Monica Benevides Avatar


I understand that it may seem a bit odd to say this, considering that I am about to spend the next 500-800 words navel-gazing — but I’ve been thinking a lot lately about accepting the heretofore unacceptable idea that maybe I’m not that interesting.

What I mean to say is this: there are a lot of discussions about how we shouldn’t hold ourselves to the wealth or beauty standards of the Instagram famous, or else expect ourselves to have as many followers as the filterless algorithm kings of Twitter — but what if at the end of the day, we just shouldn’t expect ourselves to be that interesting in the first place? What if, maybe, we’re not that interesting to begin with and very few of us realistically hope to achieve true interesting-ness by the end of our lives?

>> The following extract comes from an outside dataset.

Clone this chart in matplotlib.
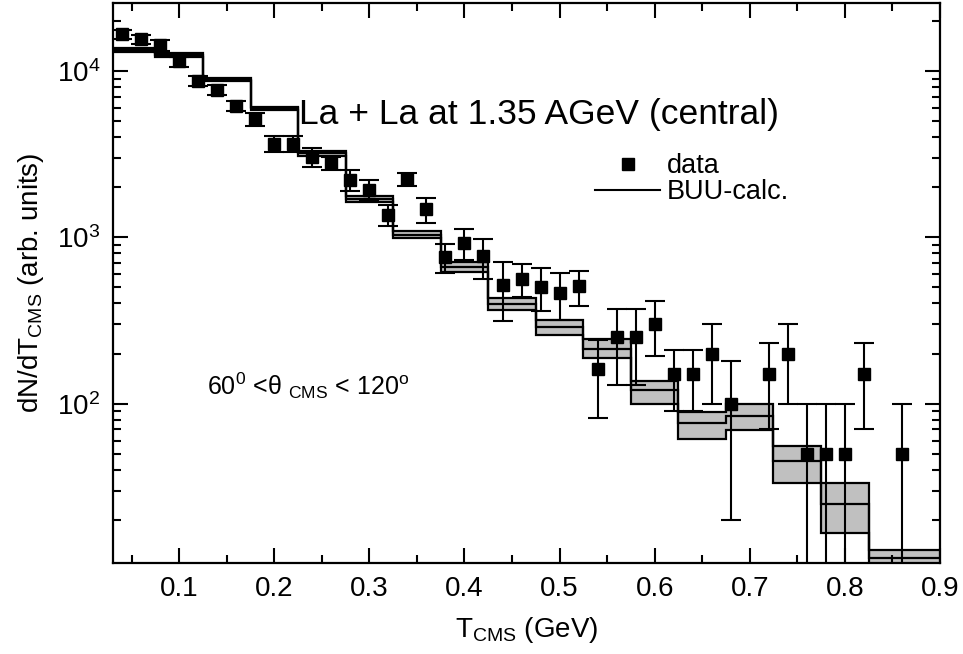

In some ways, perhaps this is a defense of being basic. But what I mean to say is more than that we should allow people to like popular things without shame; it’s that perhaps the bulk of us are actually kind of dull and shouldn’t go through overwhelming pains to fight it — that maybe we are stressing ourselves out over a battle against probability. 

Some interesting things have happened to me in my life, to be sure, and probably in yours, too. Family drama, college adventures, a job that keeps me on my toes — all interesting, I’d say, at least for a limited time. But on the daily, I am none of those things that I experienced — I am someone who fell asleep in her tinted moisturizer twice last week, who likes oatmeal and has trouble finishing books. I like to cook and go on long hikes with my dogs. I prefer red wine, most of the time, and I place a very high value on sleep quality. On an average day, I work, I make dinner, I go to bed. All of this is to say: I might not be, at my base level, an interesting person. 

A key part of this is that there are no extenuating circumstances surrounding my day-to-day life that make me a point of interest to people — and by that I mean to a theoretical and significantly-sized audience, whatever your interpretation of that size might be. Sure, I know how to write and I have a platform for some of the things that I produce, but in a democratized internet, is that really so insane? 

I’m not saying this to be self-deprecating, but rather to position these perfectly mundane realizations and facts against how social media makes me feel: that I need not just be beautiful and funny and socially savvy, but that I also need to be able to put on a great performance, too —that I need or should feel compelled to find the fanciful or riveting narratives in my life and put them on display. I should be richer, I should travel more, I should be in places where beautiful things happen. Social media screams: I should live every day as if it were my last chance to induce FOMO upon my followers.

This, I think, is why we so often find other people’s Christmas tree photos so boring, or why cruise posts are not compelling, and why latte art snapshots are undeniably out of style. We’ve been trained to see life through the Instagram filter for so long that we can instinctively parse which people might actually live unusual and fascinating lives and which ones just ran out for a coffee during their lunch break and also own an iPhone. The authenticity competition that social media perpetuates has, it feels, increasingly demanded that we also live our lives as fodder for content, not just find the content in the lives we lead.

That’s why RKOI happened; that’s why we follow the Kardashians; that’s why influencing happens.

And this brings me back to my original point, which is recently I’ve been thinking about how uninteresting I am, and how that doesn’t mean that I can’t make or do interesting things, but that my life is average, and will likely remain pretty average in a lot of ways, maybe forever. And maybe the guilty feeling that I get when I think about accepting the boring parts of myself is really just an online distortion I never consciously sensed before. Maybe this is just the life I’m living as the person I am. And maybe, all things considered, I’m kind of dull.